MEIG (03268) has officially released the Audit Committee Terms of Reference, which will apply after the issuance and listing of its H shares. According to the document, the Audit Committee will serve as a specialized body under the Board, consisting entirely of independent directors, with at least one director possessing accounting or relevant financial management expertise.
The Terms of Reference outline the committee’s primary responsibilities: review of financial information and its disclosure, supervision and evaluation of external and internal audit work, and oversight of internal control processes. The committee is also tasked with engaging external auditors, monitoring their performance and independence, coordinating with the internal audit department, and ensuring the company’s risk management and regulatory compliance remain effective.

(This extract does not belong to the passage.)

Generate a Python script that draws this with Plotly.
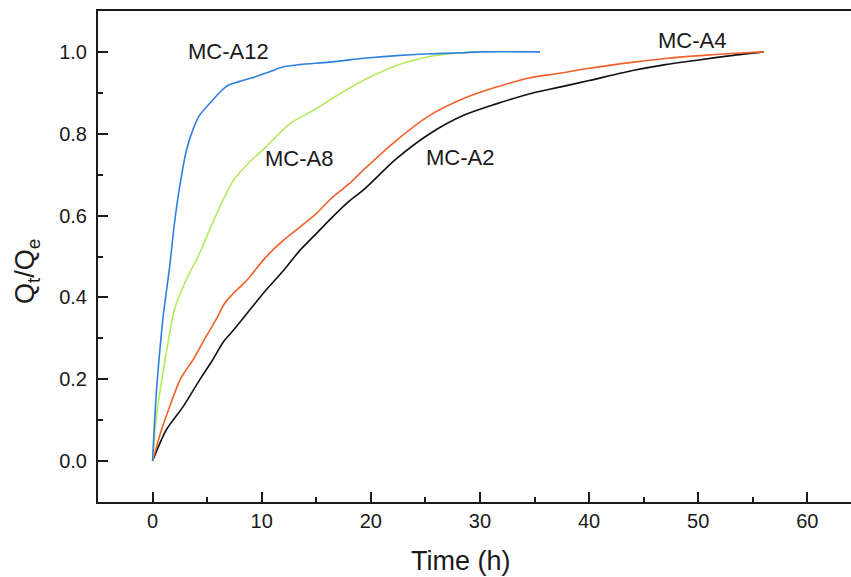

The Terms of Reference provide detailed procedures for the committee’s composition, meeting frequency, and decision-making processes. They stipulate that the committee shall hold regular quarterly meetings, with extraordinary sessions convened as deemed necessary. The document also clarifies the procedures for supervising external audits, reviewing financial reports, and communicating with company management. Meeting minutes will be documented and retained for no less than 10 years.
The release indicates that the committee bears ultimate responsibility for ensuring the integrity of MEIG’s internal controls and the accuracy of its financial disclosures, reflecting a continued commitment to robust corporate governance practices.